Exercise brief: Each line from the top of the listing through the one holding "const cox7cTicks = [-10, 0, 10, 20, 30, 40, 50];" should be restated word for word, with nothing added and no pictures.

Data provided:
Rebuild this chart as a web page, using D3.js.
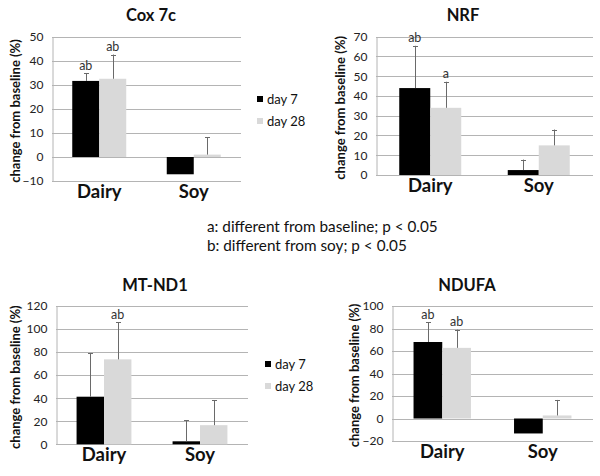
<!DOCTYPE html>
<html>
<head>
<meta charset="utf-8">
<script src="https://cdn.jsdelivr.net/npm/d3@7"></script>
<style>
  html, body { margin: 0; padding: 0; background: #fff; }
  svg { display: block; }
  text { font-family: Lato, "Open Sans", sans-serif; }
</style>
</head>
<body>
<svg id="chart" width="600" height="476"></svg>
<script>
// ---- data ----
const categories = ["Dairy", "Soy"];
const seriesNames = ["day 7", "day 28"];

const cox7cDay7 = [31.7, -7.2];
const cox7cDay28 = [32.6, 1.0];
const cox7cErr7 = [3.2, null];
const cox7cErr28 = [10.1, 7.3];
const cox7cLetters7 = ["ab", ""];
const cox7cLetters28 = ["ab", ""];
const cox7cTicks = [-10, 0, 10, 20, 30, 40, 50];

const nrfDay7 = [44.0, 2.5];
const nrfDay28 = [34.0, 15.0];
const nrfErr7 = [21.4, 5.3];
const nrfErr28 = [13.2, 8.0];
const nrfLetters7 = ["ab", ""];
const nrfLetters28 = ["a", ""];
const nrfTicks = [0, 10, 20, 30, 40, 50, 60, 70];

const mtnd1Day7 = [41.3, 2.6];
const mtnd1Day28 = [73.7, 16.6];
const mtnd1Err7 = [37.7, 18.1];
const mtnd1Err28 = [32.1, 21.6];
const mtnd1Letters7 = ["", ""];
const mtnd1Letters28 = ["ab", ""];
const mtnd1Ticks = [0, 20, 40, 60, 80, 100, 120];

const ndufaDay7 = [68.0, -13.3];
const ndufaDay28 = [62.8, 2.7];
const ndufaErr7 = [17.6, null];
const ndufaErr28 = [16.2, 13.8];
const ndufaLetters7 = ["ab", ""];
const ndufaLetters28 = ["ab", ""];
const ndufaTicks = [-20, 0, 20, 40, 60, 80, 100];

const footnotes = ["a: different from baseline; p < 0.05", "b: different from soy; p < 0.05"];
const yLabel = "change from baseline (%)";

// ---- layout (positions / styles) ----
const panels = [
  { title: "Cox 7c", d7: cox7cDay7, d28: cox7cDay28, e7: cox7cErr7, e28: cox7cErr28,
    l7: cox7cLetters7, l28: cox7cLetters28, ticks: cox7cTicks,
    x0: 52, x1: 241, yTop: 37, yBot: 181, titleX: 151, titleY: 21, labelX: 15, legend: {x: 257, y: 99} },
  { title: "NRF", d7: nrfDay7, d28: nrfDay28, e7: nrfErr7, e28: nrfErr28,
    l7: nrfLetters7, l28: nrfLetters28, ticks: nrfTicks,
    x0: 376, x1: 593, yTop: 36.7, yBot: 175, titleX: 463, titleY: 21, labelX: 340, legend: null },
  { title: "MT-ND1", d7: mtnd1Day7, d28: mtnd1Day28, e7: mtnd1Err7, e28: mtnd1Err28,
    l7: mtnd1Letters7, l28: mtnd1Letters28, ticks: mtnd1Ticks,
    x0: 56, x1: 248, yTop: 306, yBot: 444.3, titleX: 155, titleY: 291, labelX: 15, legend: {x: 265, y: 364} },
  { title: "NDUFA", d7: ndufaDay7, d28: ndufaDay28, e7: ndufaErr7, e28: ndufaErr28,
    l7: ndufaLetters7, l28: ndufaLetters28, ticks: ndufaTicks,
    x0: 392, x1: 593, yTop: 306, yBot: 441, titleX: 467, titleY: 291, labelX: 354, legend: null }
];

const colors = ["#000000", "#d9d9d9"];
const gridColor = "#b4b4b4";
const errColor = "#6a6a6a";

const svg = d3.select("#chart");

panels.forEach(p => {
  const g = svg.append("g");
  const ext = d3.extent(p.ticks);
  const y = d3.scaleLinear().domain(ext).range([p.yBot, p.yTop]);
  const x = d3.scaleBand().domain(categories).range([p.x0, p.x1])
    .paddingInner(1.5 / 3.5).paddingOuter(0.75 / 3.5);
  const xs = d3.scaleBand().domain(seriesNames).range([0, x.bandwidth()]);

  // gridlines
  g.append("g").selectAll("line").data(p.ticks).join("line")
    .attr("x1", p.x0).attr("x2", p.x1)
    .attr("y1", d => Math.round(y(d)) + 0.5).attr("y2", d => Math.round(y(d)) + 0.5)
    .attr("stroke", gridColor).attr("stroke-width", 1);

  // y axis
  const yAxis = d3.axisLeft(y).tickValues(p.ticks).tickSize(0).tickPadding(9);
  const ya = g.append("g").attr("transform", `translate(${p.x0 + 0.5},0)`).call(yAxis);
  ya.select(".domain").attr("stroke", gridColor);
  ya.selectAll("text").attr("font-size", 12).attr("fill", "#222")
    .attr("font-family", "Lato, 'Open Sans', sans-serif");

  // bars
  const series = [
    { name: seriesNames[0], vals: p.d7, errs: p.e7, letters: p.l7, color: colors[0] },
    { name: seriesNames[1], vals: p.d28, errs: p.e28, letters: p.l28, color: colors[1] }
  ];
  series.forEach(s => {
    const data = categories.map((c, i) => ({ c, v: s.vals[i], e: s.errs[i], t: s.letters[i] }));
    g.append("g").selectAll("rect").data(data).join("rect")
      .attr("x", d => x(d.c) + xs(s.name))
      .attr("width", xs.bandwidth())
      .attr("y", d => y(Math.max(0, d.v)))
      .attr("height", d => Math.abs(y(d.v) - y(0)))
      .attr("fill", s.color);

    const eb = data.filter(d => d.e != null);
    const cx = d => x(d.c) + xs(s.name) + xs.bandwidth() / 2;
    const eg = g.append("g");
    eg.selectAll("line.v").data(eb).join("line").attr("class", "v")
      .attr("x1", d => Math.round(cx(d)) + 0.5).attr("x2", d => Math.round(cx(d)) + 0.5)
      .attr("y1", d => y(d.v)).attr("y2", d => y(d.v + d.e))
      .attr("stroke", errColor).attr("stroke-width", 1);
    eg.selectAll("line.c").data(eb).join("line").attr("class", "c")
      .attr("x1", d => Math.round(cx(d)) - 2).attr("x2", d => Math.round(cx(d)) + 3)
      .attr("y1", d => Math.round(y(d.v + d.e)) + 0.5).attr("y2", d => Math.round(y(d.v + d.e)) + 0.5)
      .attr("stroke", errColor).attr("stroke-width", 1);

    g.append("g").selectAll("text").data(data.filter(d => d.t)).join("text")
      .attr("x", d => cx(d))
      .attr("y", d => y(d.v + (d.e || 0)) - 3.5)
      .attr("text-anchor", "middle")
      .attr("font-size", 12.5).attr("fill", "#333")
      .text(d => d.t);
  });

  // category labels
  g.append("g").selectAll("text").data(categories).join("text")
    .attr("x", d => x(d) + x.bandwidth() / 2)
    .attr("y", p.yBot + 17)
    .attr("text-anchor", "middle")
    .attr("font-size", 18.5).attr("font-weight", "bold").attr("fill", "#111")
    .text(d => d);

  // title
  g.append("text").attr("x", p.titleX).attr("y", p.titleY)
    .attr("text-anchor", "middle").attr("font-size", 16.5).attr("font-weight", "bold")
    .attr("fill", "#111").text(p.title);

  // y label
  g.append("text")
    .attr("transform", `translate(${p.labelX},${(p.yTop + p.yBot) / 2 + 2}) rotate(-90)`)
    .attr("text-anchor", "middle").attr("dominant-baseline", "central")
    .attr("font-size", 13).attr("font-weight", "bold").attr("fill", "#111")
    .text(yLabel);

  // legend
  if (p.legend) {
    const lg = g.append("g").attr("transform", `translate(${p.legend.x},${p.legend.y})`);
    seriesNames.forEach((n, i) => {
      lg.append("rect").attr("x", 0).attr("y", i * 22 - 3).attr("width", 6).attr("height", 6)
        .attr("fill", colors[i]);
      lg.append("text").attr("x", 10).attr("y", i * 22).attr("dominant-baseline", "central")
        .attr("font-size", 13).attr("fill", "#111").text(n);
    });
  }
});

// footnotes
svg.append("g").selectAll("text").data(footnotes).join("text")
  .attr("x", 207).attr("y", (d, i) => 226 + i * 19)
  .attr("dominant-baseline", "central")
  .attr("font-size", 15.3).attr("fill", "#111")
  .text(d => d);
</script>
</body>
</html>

Problem solution:
Rebuild this chart as a web page, using D3.js.
<!DOCTYPE html>
<html>
<head>
<meta charset="utf-8">
<script src="https://cdn.jsdelivr.net/npm/d3@7"></script>
<style>
  html, body { margin: 0; padding: 0; background: #fff; }
  svg { display: block; }
  text { font-family: Lato, "Open Sans", sans-serif; }
</style>
</head>
<body>
<svg id="chart" width="600" height="476"></svg>
<script>
// ---- data ----
const categories = ["Dairy", "Soy"];
const seriesNames = ["day 7", "day 28"];

const cox7cDay7 = [31.7, -7.2];
const cox7cDay28 = [32.6, 1.0];
const cox7cErr7 = [3.2, null];
const cox7cErr28 = [10.1, 7.3];
const cox7cLetters7 = ["ab", ""];
const cox7cLetters28 = ["ab", ""];
const cox7cTicks = [-10, 0, 10, 20, 30, 40, 50];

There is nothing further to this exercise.